Stability AI’s new image generation model: Stable Cascade
Stability AI's new image-generating AI model, Stable Cascade, promises faster and more powerful photo generation. With features like inpainting, outpainting, and canny edge, it's a game-changer in the AI media
Stability AI has recently unveiled its latest image generation model, Stable Cascade, which is expected to outperform its predecessor, Stable Diffusion, in terms of speed and power. This new model offers a range of features, including the ability to generate photos and provide variations of the original image, as well as enhance the resolution of existing pictures. Additionally, it includes text-to-image editing capabilities such as inpainting, outpainting, and canny edge, allowing users to manipulate specific parts of an image and create new photos based on existing ones.

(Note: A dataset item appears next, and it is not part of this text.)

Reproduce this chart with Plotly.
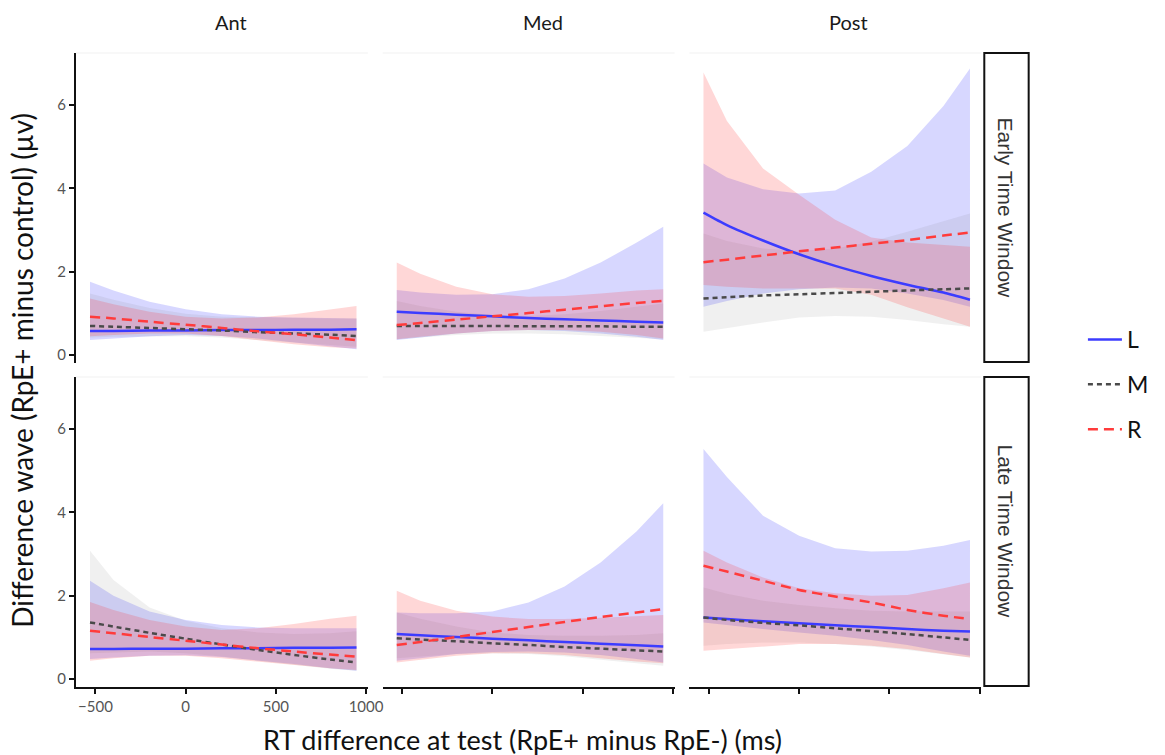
import plotly.graph_objects as go

# RT difference (ms) at which the model predictions were evaluated
RT = [-530, -400, -200, 0, 200, 400, 600, 800, 947]

REGIONS = ["Ant", "Med", "Post"]
WINDOWS = ["Early Time Window", "Late Time Window"]
SIDES = ["L", "M", "R"]

# ---- Early time window -------------------------------------------------
ANT_EARLY_L = [0.58, 0.58, 0.59, 0.59, 0.60, 0.60, 0.61, 0.61, 0.62]
ANT_EARLY_L_LO = [0.36, 0.40, 0.45, 0.48, 0.46, 0.40, 0.31, 0.21, 0.14]
ANT_EARLY_L_HI = [1.76, 1.55, 1.28, 1.10, 0.98, 0.92, 0.90, 0.89, 0.88]
ANT_EARLY_M = [0.70, 0.68, 0.65, 0.62, 0.59, 0.55, 0.52, 0.49, 0.46]
ANT_EARLY_M_LO = [0.42, 0.44, 0.45, 0.45, 0.42, 0.36, 0.30, 0.24, 0.20]
ANT_EARLY_M_HI = [1.48, 1.33, 1.13, 0.99, 0.92, 0.90, 0.89, 0.88, 0.88]
ANT_EARLY_R = [0.92, 0.88, 0.80, 0.73, 0.65, 0.57, 0.50, 0.42, 0.36]
ANT_EARLY_R_LO = [0.45, 0.48, 0.52, 0.52, 0.46, 0.36, 0.26, 0.19, 0.16]
ANT_EARLY_R_HI = [1.36, 1.22, 1.04, 0.92, 0.88, 0.90, 0.98, 1.10, 1.18]

MED_EARLY_L = [1.04, 1.01, 0.97, 0.93, 0.89, 0.86, 0.83, 0.80, 0.78]
MED_EARLY_L_LO = [0.36, 0.42, 0.52, 0.58, 0.60, 0.58, 0.52, 0.44, 0.36]
MED_EARLY_L_HI = [1.56, 1.50, 1.45, 1.46, 1.58, 1.84, 2.22, 2.70, 3.08]
MED_EARLY_M = [0.70, 0.70, 0.70, 0.70, 0.69, 0.69, 0.69, 0.68, 0.68]
MED_EARLY_M_LO = [0.38, 0.42, 0.48, 0.52, 0.52, 0.50, 0.46, 0.42, 0.38]
MED_EARLY_M_HI = [1.30, 1.18, 1.04, 0.96, 0.94, 0.98, 1.06, 1.16, 1.24]
MED_EARLY_R = [0.72, 0.77, 0.85, 0.93, 1.01, 1.09, 1.17, 1.25, 1.30]
MED_EARLY_R_LO = [0.38, 0.44, 0.52, 0.58, 0.60, 0.60, 0.56, 0.48, 0.40]
MED_EARLY_R_HI = [2.22, 1.95, 1.64, 1.46, 1.40, 1.42, 1.48, 1.55, 1.58]

POST_EARLY_L = [3.42, 3.12, 2.75, 2.42, 2.14, 1.90, 1.69, 1.50, 1.33]
POST_EARLY_L_LO = [1.16, 1.30, 1.48, 1.58, 1.62, 1.60, 1.48, 1.32, 1.16]
POST_EARLY_L_HI = [4.60, 4.26, 3.98, 3.88, 3.95, 4.40, 5.02, 5.98, 6.88]
POST_EARLY_M = [1.36, 1.39, 1.43, 1.46, 1.49, 1.52, 1.55, 1.58, 1.60]
POST_EARLY_M_LO = [0.56, 0.64, 0.78, 0.90, 0.94, 0.92, 0.84, 0.74, 0.68]
POST_EARLY_M_HI = [2.92, 2.74, 2.56, 2.50, 2.56, 2.72, 2.96, 3.22, 3.40]
POST_EARLY_R = [2.23, 2.29, 2.39, 2.49, 2.58, 2.67, 2.76, 2.87, 2.94]
POST_EARLY_R_LO = [1.68, 1.64, 1.60, 1.60, 1.60, 1.45, 1.15, 0.88, 0.68]
POST_EARLY_R_HI = [6.78, 5.62, 4.48, 3.85, 3.25, 2.82, 2.70, 2.64, 2.60]

# ---- Late time window --------------------------------------------------
ANT_LATE_L = [0.72, 0.72, 0.73, 0.73, 0.74, 0.74, 0.75, 0.75, 0.76]
ANT_LATE_L_LO = [0.48, 0.52, 0.56, 0.57, 0.53, 0.45, 0.36, 0.26, 0.20]
ANT_LATE_L_HI = [2.36, 2.00, 1.62, 1.42, 1.30, 1.24, 1.22, 1.22, 1.22]
ANT_LATE_M = [1.36, 1.26, 1.11, 0.97, 0.83, 0.70, 0.58, 0.47, 0.40]
ANT_LATE_M_LO = [0.62, 0.64, 0.66, 0.62, 0.54, 0.44, 0.34, 0.25, 0.20]
ANT_LATE_M_HI = [3.08, 2.38, 1.72, 1.40, 1.22, 1.12, 1.08, 1.10, 1.15]
ANT_LATE_R = [1.16, 1.10, 1.01, 0.92, 0.83, 0.74, 0.66, 0.59, 0.54]
ANT_LATE_R_LO = [0.44, 0.50, 0.56, 0.56, 0.50, 0.42, 0.34, 0.26, 0.22]
ANT_LATE_R_HI = [1.85, 1.66, 1.42, 1.26, 1.18, 1.22, 1.32, 1.45, 1.52]

MED_LATE_L = [1.08, 1.05, 1.01, 0.97, 0.93, 0.89, 0.85, 0.81, 0.78]
MED_LATE_L_LO = [0.44, 0.50, 0.60, 0.65, 0.66, 0.64, 0.58, 0.48, 0.40]
MED_LATE_L_HI = [1.60, 1.58, 1.58, 1.62, 1.84, 2.22, 2.80, 3.55, 4.22]
MED_LATE_M = [0.98, 0.95, 0.91, 0.86, 0.82, 0.77, 0.73, 0.69, 0.66]
MED_LATE_M_LO = [0.50, 0.54, 0.60, 0.62, 0.60, 0.55, 0.47, 0.38, 0.32]
MED_LATE_M_HI = [1.60, 1.45, 1.26, 1.12, 1.06, 1.04, 1.04, 1.06, 1.10]
MED_LATE_R = [0.82, 0.89, 1.01, 1.13, 1.25, 1.37, 1.49, 1.60, 1.68]
MED_LATE_R_LO = [0.40, 0.46, 0.56, 0.62, 0.62, 0.58, 0.50, 0.42, 0.38]
MED_LATE_R_HI = [2.12, 1.88, 1.64, 1.50, 1.44, 1.44, 1.47, 1.51, 1.54]

POST_LATE_L = [1.48, 1.44, 1.39, 1.34, 1.29, 1.25, 1.20, 1.16, 1.14]
POST_LATE_L_LO = [1.36, 1.30, 1.20, 1.12, 1.04, 0.94, 0.82, 0.66, 0.56]
POST_LATE_L_HI = [5.52, 4.85, 3.92, 3.44, 3.14, 3.06, 3.08, 3.20, 3.34]
POST_LATE_M = [1.48, 1.42, 1.35, 1.29, 1.22, 1.15, 1.08, 1.00, 0.94]
POST_LATE_M_LO = [0.80, 0.84, 0.88, 0.88, 0.84, 0.78, 0.70, 0.60, 0.52]
POST_LATE_M_HI = [2.20, 2.05, 1.88, 1.78, 1.70, 1.64, 1.62, 1.62, 1.62]
POST_LATE_R = [2.72, 2.58, 2.36, 2.14, 1.98, 1.84, 1.66, 1.52, 1.44]
POST_LATE_R_LO = [0.68, 0.72, 0.78, 0.84, 0.84, 0.80, 0.72, 0.60, 0.52]
POST_LATE_R_HI = [3.08, 2.80, 2.44, 2.18, 2.06, 2.00, 2.02, 2.18, 2.32]

PANELS = {
    (0, 0): {"L": (ANT_EARLY_L, ANT_EARLY_L_LO, ANT_EARLY_L_HI),
             "M": (ANT_EARLY_M, ANT_EARLY_M_LO, ANT_EARLY_M_HI),
             "R": (ANT_EARLY_R, ANT_EARLY_R_LO, ANT_EARLY_R_HI)},
    (0, 1): {"L": (MED_EARLY_L, MED_EARLY_L_LO, MED_EARLY_L_HI),
             "M": (MED_EARLY_M, MED_EARLY_M_LO, MED_EARLY_M_HI),
             "R": (MED_EARLY_R, MED_EARLY_R_LO, MED_EARLY_R_HI)},
    (0, 2): {"L": (POST_EARLY_L, POST_EARLY_L_LO, POST_EARLY_L_HI),
             "M": (POST_EARLY_M, POST_EARLY_M_LO, POST_EARLY_M_HI),
             "R": (POST_EARLY_R, POST_EARLY_R_LO, POST_EARLY_R_HI)},
    (1, 0): {"L": (ANT_LATE_L, ANT_LATE_L_LO, ANT_LATE_L_HI),
             "M": (ANT_LATE_M, ANT_LATE_M_LO, ANT_LATE_M_HI),
             "R": (ANT_LATE_R, ANT_LATE_R_LO, ANT_LATE_R_HI)},
    (1, 1): {"L": (MED_LATE_L, MED_LATE_L_LO, MED_LATE_L_HI),
             "M": (MED_LATE_M, MED_LATE_M_LO, MED_LATE_M_HI),
             "R": (MED_LATE_R, MED_LATE_R_LO, MED_LATE_R_HI)},
    (1, 2): {"L": (POST_LATE_L, POST_LATE_L_LO, POST_LATE_L_HI),
             "M": (POST_LATE_M, POST_LATE_M_LO, POST_LATE_M_HI),
             "R": (POST_LATE_R, POST_LATE_R_LO, POST_LATE_R_HI)},
}

X_TICKS = [-500, 0, 500, 1000]
Y_TICKS = [0, 2, 4, 6]

LINE_STYLE = {
    "L": dict(color="#3c3cff", dash="solid", width=2.5),
    "M": dict(color="#4a4a4a", dash="5px,4px", width=2.5),
    "R": dict(color="#ff3b3b", dash="10px,6px", width=2.5),
}
FILL = {
    "L": "rgba(40,40,255,0.19)",
    "M": "rgba(110,110,110,0.10)",
    "R": "rgba(255,40,40,0.19)",
}

W, H = 1165, 755
COL_PX = [(77, 373), (388, 684), (699, 995)]
ROW_PX = [(53, 363), (377, 687)]
FONT = "Lato, 'Open Sans', sans-serif"
STRIP_FONT = "'Liberation Sans', Arial, sans-serif"


def px_x(p):
    return p / W


def px_y(p):
    return 1 - p / H


fig = go.Figure()
layout = {}

for (r, c), series in PANELS.items():
    idx = r * 3 + c + 1
    xa = "x" if idx == 1 else f"x{idx}"
    ya = "y" if idx == 1 else f"y{idx}"

    # confidence ribbons first, then the fitted lines on top
    for s in SIDES:
        mean, lo, hi = series[s]
        fig.add_trace(go.Scatter(
            x=RT + RT[::-1], y=hi + lo[::-1], xaxis=xa, yaxis=ya,
            fill="toself", fillcolor=FILL[s], line=dict(width=0),
            mode="lines", hoverinfo="skip", showlegend=False))
    for s in SIDES:
        mean, lo, hi = series[s]
        fig.add_trace(go.Scatter(
            x=RT, y=mean, xaxis=xa, yaxis=ya, mode="lines",
            line=dict(shape="spline", smoothing=0.6, **LINE_STYLE[s]),
            name=s, legendgroup=s, showlegend=(idx == 1)))

    x0, x1 = COL_PX[c]
    y0, y1 = ROW_PX[r]
    bottom = r == 1
    left = c == 0
    layout[f"xaxis{'' if idx == 1 else idx}"] = dict(
        domain=[px_x(x0), px_x(x1)], anchor=ya, range=[-608, 1010],
        showgrid=False, zeroline=False,
        showline=bottom, linecolor="#111111", linewidth=2,
        ticks="outside" if bottom else "", ticklen=5, tickwidth=1.5,
        tickcolor="#111111", tickvals=X_TICKS,
        showticklabels=bottom and left,
        tickfont=dict(family=FONT, size=15, color="#555555"))
    layout[f"yaxis{'' if idx == 1 else idx}"] = dict(
        domain=[px_y(y1), px_y(y0)], anchor=xa, range=[-0.19, 7.25],
        showgrid=False, zeroline=False,
        showline=left, linecolor="#111111", linewidth=2,
        ticks="outside" if left else "", ticklen=5, tickwidth=1.5,
        tickcolor="#111111", tickvals=Y_TICKS,
        showticklabels=left,
        tickfont=dict(family=FONT, size=15, color="#555555"))

shapes = []
annotations = []

# faint strip edge along the top of each panel
for r in range(2):
    for c in range(3):
        x0, x1 = COL_PX[c]
        y0, _ = ROW_PX[r]
        shapes.append(dict(type="line", xref="paper", yref="paper",
                           x0=px_x(x0), x1=px_x(x1), y0=px_y(y0), y1=px_y(y0),
                           line=dict(color="#f1f1f1", width=1)))

# column strip labels
for name, cx in zip(REGIONS, [234, 551, 860]):
    annotations.append(dict(text=name, x=px_x(cx), y=px_y(22), xref="paper",
                            yref="paper", showarrow=False,
                            xanchor="center", yanchor="middle",
                            font=dict(family=FONT, size=20, color="#1a1a1a")))

# row strip boxes on the right
for name, (y0, y1) in zip(WINDOWS, ROW_PX):
    shapes.append(dict(type="rect", xref="paper", yref="paper",
                       x0=px_x(998), x1=px_x(1043), y0=px_y(y1 - 1), y1=px_y(y0),
                       line=dict(color="#111111", width=2), fillcolor="white"))
    annotations.append(dict(text=name, x=px_x(1020.5), y=px_y((y0 + y1) / 2),
                            xref="paper", yref="paper", showarrow=False,
                            xanchor="center", yanchor="middle", textangle=90,
                            font=dict(family=STRIP_FONT, size=21,
                                      color="#333333")))

annotations.append(dict(text="Difference wave (RpE+ minus control) (µv)",
                        x=px_x(22), y=px_y(370), xref="paper", yref="paper",
                        showarrow=False, textangle=-90,
                        xanchor="center", yanchor="middle",
                        font=dict(family=FONT, size=28, color="#111111")))
annotations.append(dict(text="RT difference at test (RpE+ minus RpE-) (ms)",
                        x=px_x(530), y=px_y(739), xref="paper", yref="paper",
                        showarrow=False, xanchor="center", yanchor="middle",
                        font=dict(family=FONT, size=27, color="#111111")))

fig.update_layout(
    width=W, height=H, margin=dict(l=0, r=0, t=0, b=0),
    paper_bgcolor="white", plot_bgcolor="white",
    shapes=shapes, annotations=annotations,
    legend=dict(x=px_x(1098), y=px_y(318), xanchor="left", yanchor="top",
                font=dict(family=FONT, size=23, color="#111111"),
                itemwidth=34, tracegroupgap=12, bgcolor="rgba(0,0,0,0)"),
    **layout,
)

fig.write_html("out.html")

This new model is currently available on GitHub for researchers, although it is not yet approved for commercial use. Despite the release of image generation models by tech giants like Google and Apple, Stability AI’s Stable Cascade offers a unique set of features and capabilities.
Unlike Stability’s flagship Stable Diffusion models, Stable Cascade is not a single large language model. Instead, it consists of three distinct models that utilize the Würstchen architecture. The initial stage, stage C, compresses text prompts into latents, which are then decoded by stages A and B to fulfill the request.
By breaking down requests into smaller components, the model reduces the memory required and runs faster, resulting in improved prompt alignment and aesthetic quality. In fact, it takes only about 10 seconds to create an image, compared to the 22 seconds required by the current SDXL model.